En 2022, l’association Douar Nevez (Morbihan) publiait le guide « Parents dans un monde d’écrans », largement consulté sur le site de la Fédération Addiction. Pour approfondir cette thématique, Laurent Pommereuil, co-auteur et coordinateur CJC, a été interviewé.
Arrivé à Douar Nevez en 2007 pour travailler sur la prévention des usages de substances, Laurent Pommereuil a été progressivement sollicité, dès 2008-2009, sur la question des écrans, alors peu abordée en Bretagne. L’équipe s’est formée et a développé des outils spécifiques.
Qu’est-ce qui fait un usage problématique des écrans ?
Douar Nevez, spécialisée en addictologie (CSAPA et CAARUD), n’aborde pas les écrans sous l’angle de l’« addiction ». L’équipe distingue plutôt usage à risque (ex. : arnaque, virus) et usage excessif, défini par ses conséquences négatives (sommeil, scolarité, relations).
Même si les écrans activent les circuits du plaisir, comme le souligne l’Académie de médecine, les professionnels de Douar Nevez insistent sur la différence avec les addictions aux substances. Parler d’addiction risquerait de médicaliser l’adolescence, qui est déjà une période d’intensité et d’excès, et de mettre à distance la parole des parents.
Est ce qu’il y a une augmentation des consultations, des sollicitations sur ce sujet-là ces dernières années ?
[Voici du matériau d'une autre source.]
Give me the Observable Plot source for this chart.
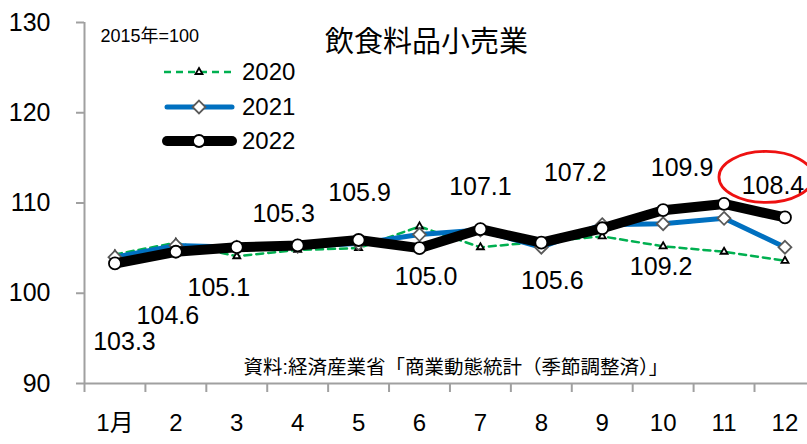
<!DOCTYPE html>
<html><head><meta charset="utf-8">
<script src="https://cdn.jsdelivr.net/npm/d3@7"></script>
<script src="https://cdn.jsdelivr.net/npm/@observablehq/plot@0.6"></script>
<style>
html,body{margin:0;padding:0;background:#fff;}
#chart svg{display:block;}
</style></head><body><div id="chart"></div>
<script>
// ---- data ----
const months = [1,2,3,4,5,6,7,8,9,10,11,12];
const monthLabels = ["1月","2","3","4","5","6","7","8","9","10","11","12"];
const v2020 = [104.3,105.6,104.1,104.8,105.0,107.4,105.1,105.7,106.3,105.2,104.6,103.6];
const v2021 = [104.0,105.3,105.1,105.2,105.5,106.5,107.0,105.1,107.6,107.7,108.3,105.1];
const v2022 = [103.3,104.6,105.1,105.3,105.9,105.0,107.1,105.6,107.2,109.2,109.9,108.4];
const valueLabels2022 = ["103.3","104.6","105.1","105.3","105.9","105.0","107.1","105.6","107.2","109.2","109.9","108.4"];
const yTicks = [90,100,110,120,130];
const seriesNames = ["2020","2021","2022"];
const titleText = "飲食料品小売業";
const baseNote = "2015年=100";
const sourceText = "資料:経済産業省「商業動態統計（季節調整済）」";

// ---- layout (pixel offsets of the value labels, Excel-style placement) ----
const labelOffsets = [[9.5,79],[-8,64],[-18,41],[-14,-31],[1,-47],[6.5,29],[0,-42],[11,38],[-27,-55],[-2,57],[-42,-36],[-12,-31]];
const boundaries = d3.range(0, 12).map(i => i + 0.5);

const rows = (vals) => months.map((m, i) => ({month: m, value: vals[i]}));
const d2020 = rows(v2020), d2021 = rows(v2021), d2022 = rows(v2022);

const FONT = "'Liberation Sans', 'Noto Sans CJK JP', sans-serif";
const GREEN = "#00b050", BLUE = "#0070c0", AXIS = "#a0a0a0";

const labelMarks = d2022.map((d, i) => Plot.text([d], {
  x: "month", y: "value", text: () => valueLabels2022[i],
  dx: labelOffsets[i][0], dy: labelOffsets[i][1],
  fontSize: 25, fill: "black"
}));

function legendAndEllipse(index, scales, values, dims, context) {
  const g = d3.select(context.document.createElementNS("http://www.w3.org/2000/svg", "g"));
  // ellipse around the last 2022 label
  const cx = scales.x(months[11]) - 18.5, cy = scales.y(v2022[11]) - 40;
  g.append("ellipse").attr("cx", cx).attr("cy", cy).attr("rx", 47).attr("ry", 25.5)
    .attr("fill", "none").attr("stroke", "#ee1111").attr("stroke-width", 2.8);
  // legend
  const items = [
    {name: seriesNames[0], y: 72, stroke: GREEN, w: 2.5, dash: "7,5", sym: d3.symbolTriangle, size: 21, sfill: "white", sstroke: "black", sw: 1.8},
    {name: seriesNames[1], y: 107, stroke: BLUE, w: 5, dash: null, sym: d3.symbolDiamond2, size: Math.PI*5.8*5.8, sfill: "white", sstroke: "#595959", sw: 1.8},
    {name: seriesNames[2], y: 141, stroke: "black", w: 10, dash: null, sym: d3.symbolCircle, size: Math.PI*36, sfill: "white", sstroke: "black", sw: 1.8}
  ];
  for (const it of items) {
    const l = g.append("line").attr("x1", it.dash ? 164 : 167).attr("x2", it.dash ? 234 : 232)
      .attr("y1", it.y).attr("y2", it.y).attr("stroke", it.stroke).attr("stroke-width", it.w)
      .attr("stroke-linecap", it.dash ? "butt" : "round");
    if (it.dash) l.attr("stroke-dasharray", it.dash);
    g.append("path").attr("d", d3.symbol(it.sym, it.size)()).attr("transform", `translate(199,${it.y})`)
      .attr("fill", it.sfill).attr("stroke", it.sstroke).attr("stroke-width", it.sw);
    g.append("text").attr("x", 242).attr("y", it.y).attr("dy", "0.35em").attr("font-size", 24)
      .attr("text-anchor", "start").attr("fill", "black").text(it.name);
  }
  return g.node();
}

const chart = Plot.plot({
  width: 807, height: 444,
  marginLeft: 84, marginRight: 0, marginTop: 22, marginBottom: 61,
  x: {type: "linear", domain: [0.5, 12.37], axis: null},
  y: {domain: [90, 130], axis: null},
  style: {fontFamily: FONT, fontSize: "24px", color: "black", background: "white", overflow: "visible"},
  marks: [
    Plot.axisY(yTicks, {anchor: "left", tickSize: 8, tickPadding: 26, stroke: AXIS, strokeWidth: 2, fill: "black", fontSize: 25, label: null}),
    Plot.axisX(boundaries, {anchor: "bottom", tickSize: 9, stroke: AXIS, strokeWidth: 2, fill: "none", label: null, tickFormat: () => ""}),
    Plot.axisX(months, {anchor: "bottom", tickSize: 0, tickPadding: 30, fill: "black", fontSize: 24, label: null, tickFormat: (d, i) => monthLabels[i]}),
    Plot.ruleX([0.5], {y1: 90, y2: 130, stroke: AXIS, strokeWidth: 2}),
    Plot.ruleY([90], {stroke: AXIS, strokeWidth: 2}),
    Plot.text([titleText], {frameAnchor: "top-left", dx: 342, dy: 9, textAnchor: "middle", fontSize: 29, fill: "black"}),
    Plot.text([baseNote], {frameAnchor: "top-left", dx: 16, dy: 6.5, textAnchor: "start", fontSize: 18, fill: "black"}),
    Plot.text([sourceText], {frameAnchor: "top-left", dx: 159, dy: 338, textAnchor: "start", fontSize: 19.5, fill: "black"}),
    // 2020
    Plot.line(d2020, {x: "month", y: "value", stroke: GREEN, strokeWidth: 2.5, strokeDasharray: "7,5"}),
    Plot.dot(d2020, {x: "month", y: "value", symbol: "triangle", r: 2.6, fill: "white", stroke: "black", strokeWidth: 1.8}),
    // 2021
    Plot.line(d2021, {x: "month", y: "value", stroke: BLUE, strokeWidth: 5}),
    Plot.dot(d2021, {x: "month", y: "value", symbol: "diamond2", r: 5.8, fill: "white", stroke: "#595959", strokeWidth: 1.8}),
    // 2022
    Plot.line(d2022, {x: "month", y: "value", stroke: "black", strokeWidth: 10, strokeLinejoin: "round"}),
    Plot.dot(d2022, {x: "month", y: "value", r: 6, fill: "white", stroke: "black", strokeWidth: 1.8}),
    ...labelMarks,
    legendAndEllipse
  ]
});
document.getElementById("chart").append(chart);
</script>
</body></html>
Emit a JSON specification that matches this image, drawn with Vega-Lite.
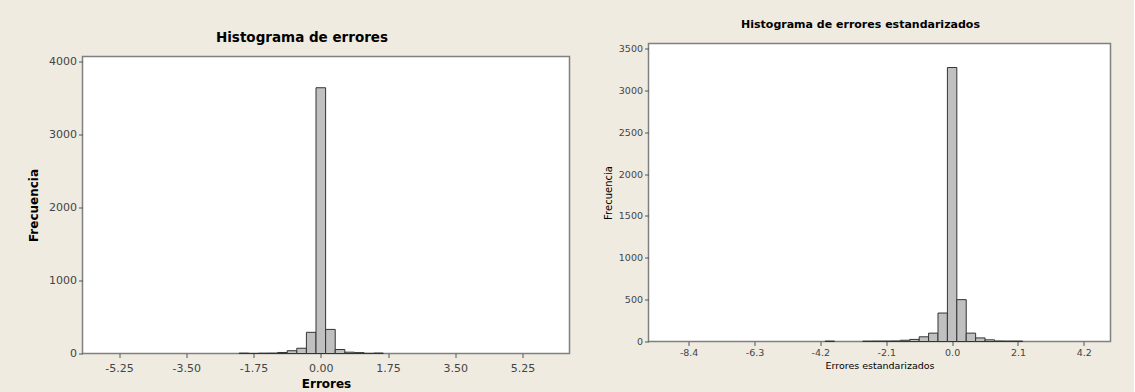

Les usages excessifs des écrans sont aujourd’hui mieux repérés et mieux pris en charge, notamment grâce au soutien renforcé de l’ARS aux CJC et à une meilleure formation des professionnels (éducation spécialisée, Éducation nationale). On reçoit donc plus de jeunes en lien avec ces problématiques, mais il est difficile de dire si le phénomène a réellement augmenté ou s’il est simplement mieux identifié.
Concernant les réseaux sociaux, les problématiques actuelles (harcèlement, usage excessif) étaient déjà présentes il y a 10 ans, mais elles sont plus visibles aujourd’hui, en partie à cause de cas médiatisés.
Certaines campagnes de prévention semblent efficaces : les enfants sont moins nombreux à avoir une télé dans leur chambre qu’il y a 15 ans, et les parents sont davantage sensibilisés à retarder l’âge du premier téléphone portable.
Diriez-vous que la consommation d’écran d’un jeune doit amener son entourage à se questionner sur l’usage qui en est fait, et pourquoi ?
Les écrans offrent une richesse culturelle, ludique et informative, mais nécessitent un accompagnement dès le plus jeune âge.
Lors des conférences, peu de parents disent jouer aux jeux vidéo avec leurs enfants. Pourtant, l’essentiel est de s’intéresser à leurs usages, de partager, de poser des questions, et de rester curieux.
Le guide Parents dans un monde d’écrans invite à adopter une posture d’écoute active et de dialogue : prendre un moment pour jouer à Mario Kart, regarder une vidéo sur TikTok, non pas pour aimer, mais pour comprendre ce que l’enfant y trouve — et ainsi mieux prévenir les risques.
Comment voyez-vous évoluer la prévention face aux problématiques d’écrans ?
On parle souvent des jeunes, mais les adultes aussi manquent de repères face aux écrans. La circulation de fausses informations ou les arnaques en ligne ne viennent pas que des adolescents — ils ne sont pas les plus vulnérables.
Une éducation aux médias est donc nécessaire pour tous les publics, pas seulement les jeunes.
À l’avenir, il serait utile de sensibiliser parents et jeunes aux enjeux liés à l’intelligence artificielle, pour anticiper les usages et réfléchir à leur place dans nos quotidiens. Le sujet évolue vite et mérite un accompagnement précoce.
Pouvez-vous nous en dire plus sur vos interventions en classe ?
Chaque année, le service de prévention de Douar Nevez intervient auprès d’environ 1500 élèves, notamment via le dispositif « Santé et Citoyenneté » du Conseil départemental du Morbihan. Ce livret pédagogique recense des actions de prévention finançables, mobilisées par les établissements scolaires.
Et en CJC, comment se passe l’orientation et la prise en charge ?
Les demandes de consultation en CJC peuvent venir des parents, du jeune lui-même, ou plus souvent encore d’adultes relais (infirmières scolaires, CPE, enseignants, animateurs), rencontrés lors des actions de prévention.
Dans les cas d’usage excessif des écrans, le problème n’est souvent pas l’écran, mais un mal-être plus profond (difficultés scolaires, familiales, harcèlement). Les écrans deviennent alors un refuge, un moyen de fuir un réel pesant. Une fois cette souffrance identifiée, l’écran n’apparaît plus comme un trouble, mais comme une réponse trouvée par le jeune.